Modeling Orbit Dynamics of FORMOSAT-3/COSMIC Satellites for Recovery of Temporal Gravity Variations

Abstract

The precise GPS high-low tracking data from the joint Taiwan-USA mission FORMOSAT-3/COSMIC (COSMIC) can be used for gravity recovery. The current orbital accuracy of COSMIC kinematic orbit is 2 cm and is better than 1 cm for 60-s normal points. We model the perturbing forces acting on the COSMIC spacecraft based on standard models of orbit dynamics. The major tool for the numerical work of force modeling is NASA Goddard's GEODYN II software.
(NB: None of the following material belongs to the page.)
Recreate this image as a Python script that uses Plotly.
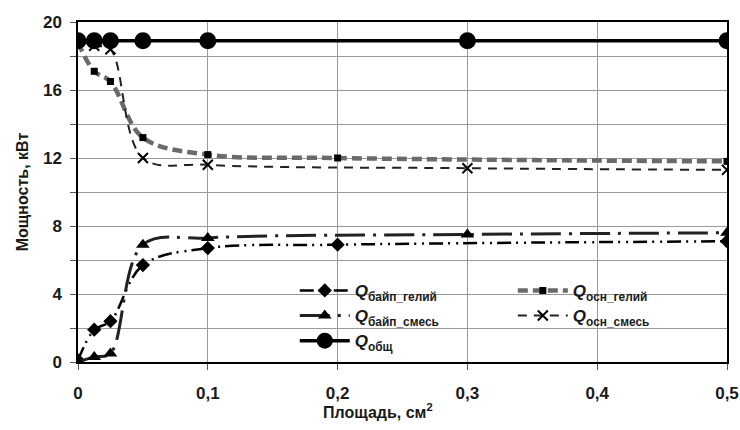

Considering that COSMIC spacecrafts are not equipped with accelerometers, the accelerations due to atmospheric drag, solar radiation pressure, and other minor surface forces are modeled by estimating relevant parameters over one orbital period from COSMIC's kinematic and reduced dynamic orbits. We carry out experimental solutions of time-varying geopotential coefficients using one month of COSMIC kinematic orbits (August 2006). With the nongravity origin forces properly modeled by GEODYN II, residual orbital perturbations (difference between kinematic and reference orbits) are assumed to be linear functions of time-varying geopotential coefficients and are used as observations to estimate the latter. Both COSMIC and combined COSMIC and GRACE gravity solutions are computed. The COSMIC solution shows some well-known temporal gravity signatures but contains artifacts. The combined COSMIC and GRACE solution enhances some local temporal gravity signatures in the GRACE solution.